Como también quedó reflejado en el decreto De Tuto sobre aquella muchedumbre, en la que había incluso niños de 15 y 13 años:
"Mostraron tanta constancia en profesar la fe, que en manera alguna pudo la rabia de los perseguidores llegar a vencerlos. Ni las cárceles largas y horribles, ni los tormentos crudelísimos, ni el hambre y la sed, con la que ellos eran probados, ni otros horrendos suplicios, ni el terror y los halagos de los jueces impíos, ni la edad juvenil o provecta, ni el amor materno, ni la piedad filial, ni el dulce yugo del matrimonio, fueron capaces de superar la fortaleza y firmeza de aquellos mártires".

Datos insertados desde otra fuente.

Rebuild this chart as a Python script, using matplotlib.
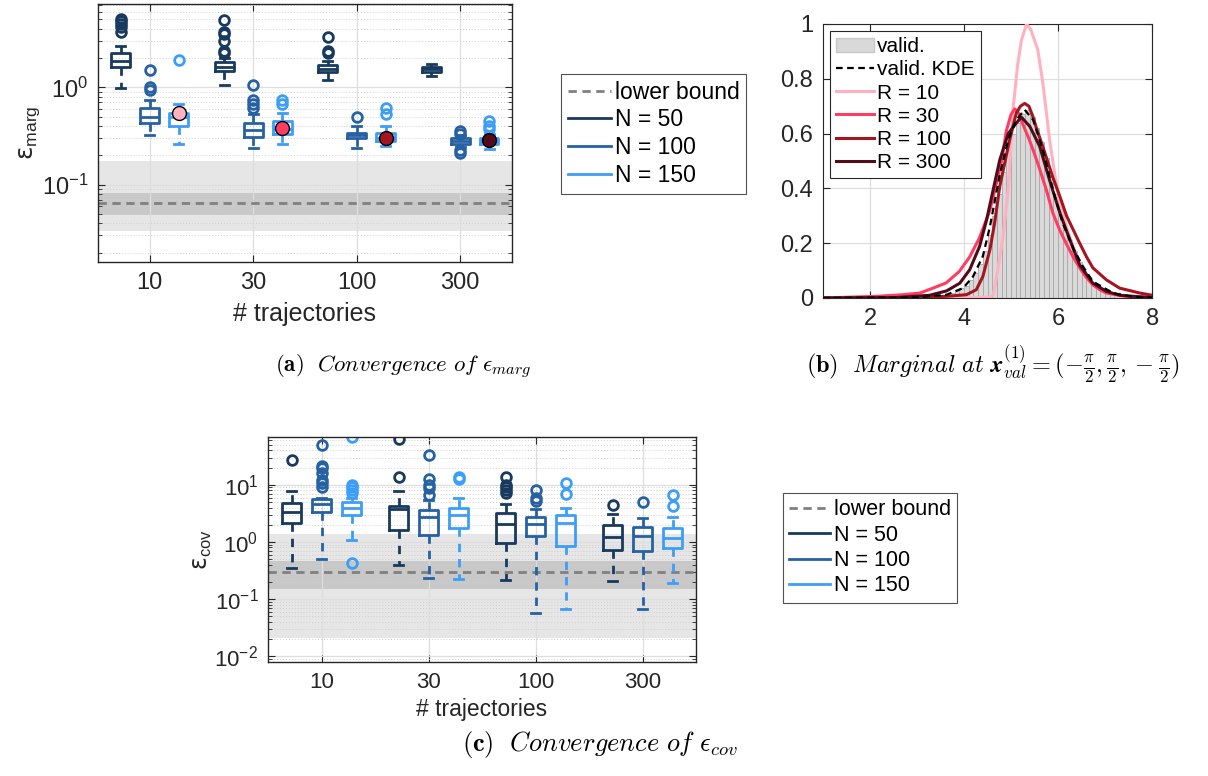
import matplotlib
matplotlib.use("Agg")
import matplotlib.pyplot as plt
import numpy as np
from matplotlib.lines import Line2D
from matplotlib.patches import Patch
from matplotlib.ticker import LogLocator, NullFormatter

plt.rcParams["font.family"] = ["Liberation Sans", "DejaVu Sans"]
plt.rcParams["mathtext.fontset"] = "dejavusans"

# ---- shared ----
traj_labels = ["10", "30", "100", "300"]
n_labels = ["N = 50", "N = 100", "N = 150"]
n_colors = ["#173a5e", "#2662a3", "#3d9ef7"]
r_labels = ["R = 10", "R = 30", "R = 100", "R = 300"]
r_colors = ["#ffb1c0", "#ff3d63", "#a3161f", "#530a19"]
n_offsets = [-0.28, 0.0, 0.28]

# ---- (a) marginal error, rows = N50, N100, N150 ; cols = 10, 30, 100, 300 ----
marg_q1 = [[1.60, 1.47, 1.45, 1.45], [0.43, 0.31, 0.30, 0.26], [0.40, 0.33, 0.28, 0.26]]
marg_med = [[1.88, 1.63, 1.56, 1.53], [0.50, 0.36, 0.32, 0.28], [0.50, 0.37, 0.30, 0.28]]
marg_q3 = [[2.25, 1.84, 1.70, 1.63], [0.62, 0.43, 0.34, 0.30], [0.55, 0.45, 0.34, 0.30]]
marg_lo = [[0.98, 1.06, 1.19, 1.31], [0.32, 0.24, 0.24, 0.245], [0.26, 0.26, 0.25, 0.23]]
marg_hi = [[2.63, 2.00, 1.88, 1.74], [0.74, 0.53, 0.40, 0.32], [0.67, 0.54, 0.40, 0.33]]
marg_fliers = [
    [[5.08, 4.76, 4.5, 4.2, 3.7], [4.9, 3.7, 3.5, 3.0, 2.34, 2.25], [3.33, 2.34, 2.25], []],
    [[1.49, 1.0, 0.94], [1.06, 0.74, 0.68, 0.62], [0.50], [0.355, 0.33, 0.225, 0.21]],
    [[1.9], [0.74, 0.68], [0.62, 0.53], [0.45, 0.40, 0.37]],
]
marg_kde_err = [0.54, 0.38, 0.30, 0.29]
marg_bound = 0.064
marg_band_inner = (0.049, 0.081)
marg_band_outer = (0.033, 0.173)

# ---- (c) covariance error ----
cov_q1 = [[2.19, 1.60, 0.94, 0.71], [3.32, 1.33, 1.29, 0.70], [3.02, 1.79, 0.85, 0.77]]
cov_med = [[3.36, 3.85, 2.04, 1.22], [4.58, 2.75, 2.10, 1.26], [3.95, 2.94, 2.15, 1.19]]
cov_q3 = [[4.83, 4.23, 3.28, 1.96], [5.55, 3.70, 2.79, 1.81], [4.97, 3.95, 3.02, 1.79]]
cov_lo = [[0.355, 0.40, 0.22, 0.207], [0.50, 0.237, 0.058, 0.067], [1.10, 0.228, 0.067, 0.194]]
cov_hi = [[7.85, 7.85, 4.71, 3.15], [6.0, 5.4, 3.85, 2.64], [5.77, 5.9, 4.0, 2.75]]
cov_fliers = [
    [[27.1], [62.5, 13.8], [13.8, 9.9, 9.0, 8.07, 7.2], [4.5]],
    [[49.8, 21.7, 19.4, 16.2, 12.1, 10.6, 9.0], [33.2, 12.6, 9.9, 8.65, 6.6], [8.07, 5.77, 5.25], [5.03]],
    [[68.0, 9.9, 9.0, 8.07, 7.2, 0.435], [13.8, 12.6], [10.6, 6.8], [6.6, 4.23]],
]
cov_bound = 0.30
cov_band_inner = (0.151, 0.46)
cov_band_outer = (0.0207, 1.36)

# ---- (b) marginal densities ----
hist_start = 3.6
hist_width = 0.1
hist_heights = [0.012, 0.018, 0.025, 0.035, 0.045, 0.065, 0.09, 0.125, 0.17, 0.23,
                0.30, 0.38, 0.46, 0.54, 0.60, 0.64, 0.67, 0.685, 0.66, 0.62,
                0.57, 0.51, 0.44, 0.38, 0.32, 0.26, 0.21, 0.17, 0.13, 0.10,
                0.075, 0.055, 0.042, 0.030, 0.022, 0.016, 0.011, 0.007, 0.004, 0.002]

kde_x = [1.0, 3.0, 3.63, 3.98, 4.19, 4.4, 4.55, 4.65, 4.76, 4.94, 5.11, 5.29, 5.47,
         5.68, 5.89, 6.1, 6.32, 6.53, 6.74, 7.17, 7.6, 8.0]
kde_y = [0.0, 0.002, 0.012, 0.036, 0.078, 0.152, 0.26, 0.35, 0.45, 0.577, 0.65, 0.687, 0.65,
         0.54, 0.395, 0.273, 0.182, 0.115, 0.06, 0.018, 0.004, 0.001]

r10_x = [1.0, 3.0, 4.3, 4.55, 4.62, 4.72, 4.83, 4.94, 5.04, 5.14, 5.22, 5.33, 5.42, 5.5,
         5.57, 5.68, 5.82, 5.95, 6.04, 6.18, 6.32, 6.46, 6.6, 6.8, 7.03, 7.3, 8.0]
r10_y = [0.0, 0.0, 0.002, 0.004, 0.01, 0.104, 0.225, 0.395, 0.687, 0.85, 0.94, 1.0, 0.98, 0.94,
         0.905, 0.78, 0.577, 0.43, 0.346, 0.26, 0.188, 0.13, 0.079, 0.04, 0.018, 0.006, 0.001]

r30_x = [1.0, 2.13, 2.7, 3.06, 3.34, 3.62, 3.9, 4.12, 4.33, 4.55, 4.69, 4.8, 4.9, 5.0, 5.08,
         5.16, 5.26, 5.36, 5.47, 5.61, 5.75, 5.89, 6.03, 6.17, 6.32, 6.46, 6.6, 6.74, 6.89,
         7.03, 7.45, 8.0]
r30_y = [0.0, 0.006, 0.012, 0.018, 0.036, 0.055, 0.097, 0.15, 0.22, 0.32, 0.42, 0.5, 0.61, 0.67,
         0.69, 0.675, 0.63, 0.59, 0.54, 0.47, 0.395, 0.31, 0.25, 0.2, 0.15, 0.11, 0.075, 0.048,
         0.03, 0.018, 0.006, 0.002]

r100_x = [1.0, 3.0, 3.63, 4.05, 4.26, 4.4, 4.55, 4.65, 4.76, 4.97, 5.11, 5.2, 5.29, 5.38,
          5.47, 5.54, 5.68, 5.89, 6.04, 6.18, 6.32, 6.46, 6.6, 6.74, 7.03, 7.31, 7.74, 8.0]
r100_y = [0.0, 0.002, 0.006, 0.012, 0.03, 0.078, 0.176, 0.273, 0.407, 0.577, 0.674, 0.70, 0.71,
          0.70, 0.66, 0.62, 0.55, 0.44, 0.37, 0.30, 0.25, 0.20, 0.152, 0.11, 0.066, 0.036,
          0.018, 0.01]

r300_x = [1.0, 2.5, 3.27, 3.63, 3.91, 4.12, 4.33, 4.48, 4.62, 4.76, 4.94, 5.11, 5.22, 5.4,
          5.61, 5.82, 6.04, 6.25, 6.46, 6.74, 7.03, 7.31, 8.0]
r300_y = [0.0, 0.001, 0.01, 0.026, 0.054, 0.103, 0.188, 0.285, 0.395, 0.504, 0.6, 0.638, 0.66,
          0.626, 0.553, 0.43, 0.31, 0.213, 0.12, 0.054, 0.024, 0.01, 0.001]

AX_COLOR = "#262626"
GRID_COLOR = "#dedede"


def style_log_axis(ax, tick_size):
    ax.set_yscale("log")
    ax.yaxis.set_minor_locator(LogLocator(base=10, subs=np.arange(2, 10)))
    ax.yaxis.set_minor_formatter(NullFormatter())
    ax.set_axisbelow(True)
    ax.grid(True, which="major", color=GRID_COLOR, lw=0.9)
    ax.grid(True, which="minor", axis="y", color="#cfcfcf", lw=0.7, ls=(0, (1, 2)))
    ax.tick_params(which="both", direction="in", top=True, right=True,
                   colors=AX_COLOR, labelsize=tick_size)
    ax.tick_params(which="major", length=5, pad=7)
    ax.tick_params(which="minor", length=3)
    ax.tick_params(axis="x", which="minor", bottom=False, top=False)
    for sp in ax.spines.values():
        sp.set_color(AX_COLOR)
        sp.set_linewidth(1.0)


def draw_boxes(ax, q1, med, q3, lo, hi, fliers):
    for i in range(3):
        stats = []
        for j in range(len(traj_labels)):
            stats.append(dict(q1=q1[i][j], med=med[i][j], q3=q3[i][j],
                              whislo=lo[i][j], whishi=hi[i][j], fliers=fliers[i][j]))
        c = n_colors[i]
        pos = [j + 1 + n_offsets[i] for j in range(len(traj_labels))]
        ax.bxp(stats, positions=pos, widths=0.18, capwidths=0.085, manage_ticks=False,
               boxprops=dict(color=c, lw=2),
               medianprops=dict(color=c, lw=2),
               whiskerprops=dict(color=c, lw=2, ls=(0, (3, 2.5))),
               capprops=dict(color=c, lw=2),
               flierprops=dict(marker="o", mfc="none", mec=c, mew=2, ms=7))


def draw_bound(ax, bound, inner, outer):
    ax.axhspan(outer[0], outer[1], color="#e6e6e6", lw=0, zorder=0.1)
    ax.axhspan(inner[0], inner[1], color="#c8c8c8", lw=0, zorder=0.2)
    ax.axhline(bound, color="#808080", lw=2, ls=(0, (3, 2)), zorder=1.5)


def box_legend(ax, anchor, size):
    handles = [Line2D([], [], color="#808080", lw=2, ls=(0, (3, 2)))]
    handles += [Line2D([], [], color=c, lw=2) for c in n_colors]
    leg = ax.legend(handles, ["lower bound"] + n_labels, loc="upper left",
                    bbox_to_anchor=anchor, bbox_transform=fig.transFigure,
                    fontsize=size, frameon=True, fancybox=False, borderaxespad=0,
                    handlelength=1.9, handletextpad=0.15, labelspacing=0.2,
                    borderpad=0.3)
    leg.get_frame().set_edgecolor(AX_COLOR)
    leg.get_frame().set_linewidth(0.8)


fig = plt.figure(figsize=(12.08, 7.76), dpi=100)

# ---------------- (a) ----------------
ax_a = fig.add_axes([0.0811, 0.6624, 0.3427, 0.3325])
style_log_axis(ax_a, 17)
draw_bound(ax_a, marg_bound, marg_band_inner, marg_band_outer)
draw_boxes(ax_a, marg_q1, marg_med, marg_q3, marg_lo, marg_hi, marg_fliers)
for j, v in enumerate(marg_kde_err):
    ax_a.plot(j + 1 + n_offsets[2], v, "o", ms=10, mfc=r_colors[j], mec="black",
              mew=1.0, zorder=5)
ax_a.set_xlim(0.5, 4.5)
ax_a.set_ylim(0.016, 7.2)
ax_a.set_xticks(range(1, 5))
ax_a.set_xticklabels(traj_labels)
ax_a.set_xlabel("# trajectories", fontsize=18, color=AX_COLOR, labelpad=6)
ax_a.set_ylabel(r"$\mathrm{\epsilon}_{\mathdefault{marg}}$", fontsize=18, color=AX_COLOR,
                labelpad=0)
box_legend(ax_a, (0.4644, 0.9046), 16.5)

# ---------------- (b) ----------------
ax_b = fig.add_axes([0.6813, 0.616, 0.2724, 0.3531])
edges = [hist_start + hist_width * k for k in range(len(hist_heights))]
ax_b.bar(edges, hist_heights, width=hist_width, align="edge", color="#d9d9d9",
         edgecolor="#a8a8a8", lw=0.6, zorder=1)
ax_b.plot(r10_x, r10_y, color=r_colors[0], lw=2.2, zorder=3)
ax_b.plot(r30_x, r30_y, color=r_colors[1], lw=2.2, zorder=3)
ax_b.plot(r100_x, r100_y, color=r_colors[2], lw=2.2, zorder=3)
ax_b.plot(r300_x, r300_y, color=r_colors[3], lw=2.2, zorder=3)
ax_b.plot(kde_x, kde_y, color="black", lw=1.6, ls=(0, (3, 2)), zorder=4)
ax_b.set_xlim(1, 8)
ax_b.set_ylim(0, 1)
ax_b.set_xticks([2, 4, 6, 8])
ax_b.set_yticks([0, 0.2, 0.4, 0.6, 0.8, 1.0])
ax_b.set_yticklabels(["0", "0.2", "0.4", "0.6", "0.8", "1"])
ax_b.set_axisbelow(True)
ax_b.grid(True, color=GRID_COLOR, lw=0.9)
ax_b.tick_params(direction="in", top=True, right=True, colors=AX_COLOR, labelsize=17,
                 length=5, pad=7)
for sp in ax_b.spines.values():
    sp.set_color(AX_COLOR)
b_handles = [Patch(facecolor="#d9d9d9", edgecolor="#c8c8c8"),
             Line2D([], [], color="black", lw=1.6, ls=(0, (3, 2)))]
b_handles += [Line2D([], [], color=c, lw=2.2) for c in r_colors]
leg_b = ax_b.legend(b_handles, ["valid.", "valid. KDE"] + r_labels, loc="upper left",
                    bbox_to_anchor=(0.6871, 0.96), bbox_transform=fig.transFigure,
                    fontsize=15, fancybox=False, borderaxespad=0, handlelength=1.8,
                    handletextpad=0.15, labelspacing=0.2, borderpad=0.3)
leg_b.get_frame().set_edgecolor(AX_COLOR)
leg_b.get_frame().set_linewidth(0.8)
leg_b.get_frame().set_alpha(1)

# ---------------- (c) ----------------
ax_c = fig.add_axes([0.2219, 0.1469, 0.3543, 0.29])
style_log_axis(ax_c, 16)
draw_bound(ax_c, cov_bound, cov_band_inner, cov_band_outer)
draw_boxes(ax_c, cov_q1, cov_med, cov_q3, cov_lo, cov_hi, cov_fliers)
ax_c.set_xlim(0.5, 4.5)
ax_c.set_ylim(0.0079, 69)
ax_c.set_xticks(range(1, 5))
ax_c.set_xticklabels(traj_labels)
ax_c.set_xlabel("# trajectories", fontsize=16.5, color=AX_COLOR, labelpad=4)
ax_c.set_ylabel(r"$\mathrm{\epsilon}_{\mathdefault{cov}}$", fontsize=17, color=AX_COLOR,
                labelpad=0)
box_legend(ax_c, (0.6482, 0.3647), 15.5)

# ---------------- captions ----------------
fig.text(0.3336, 0.527, r"$\mathbf{(a)}\ \ \mathit{Convergence\ of}\ \epsilon_{marg}$",
         ha="center", va="center", fontsize=16.5, math_fontfamily="cm")
fig.text(0.8216, 0.5296,
         r"$\mathbf{(b)}\ \ \mathit{Marginal\ at}\ \mathbfit{x}_{val}^{(1)}"
         r" = (-\frac{\pi}{2}, \frac{\pi}{2}, -\frac{\pi}{2})$",
         ha="center", va="center", fontsize=17.5, math_fontfamily="cm")
fig.text(0.4963, 0.04, r"$\mathbf{(c)}\ \ \mathit{Convergence\ of}\ \epsilon_{cov}$",
         ha="center", va="center", fontsize=19, math_fontfamily="cm")

fig.savefig("out.png", dpi=100)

No es extraño que muy pronto se extendiera por todo el mundo la fama de aquel admirable ejemplo. Por eso, el papa Pío XI, superando las dificultades de tipo jurídico que se oponían a su beatificación (pues resultaba muy difícil recoger las pruebas exigidas con todo el rigor canónico), y teniendo en cuenta la certeza absoluta de lo sucedido, decidió solemnemente la beatificación de todos ellos, en 1925.
Su sangre, como siempre ha ocurrido, fue semilla de nuevos cristianos, y hoy Corea del Sur es una de las cristiandades más florecientes y esperanzadoras de todo el Pacífico, e incluso en 2021 eligió democráticamente como primer ministro a un católico fervoroso: Kim Boo Kyum. Juan Pablo II rindió homenaje a todos los mártires de Corea, canonizando a este escogido grupo de confesores de la fe en la ciudad de Seúl, el 6 mayo 1984.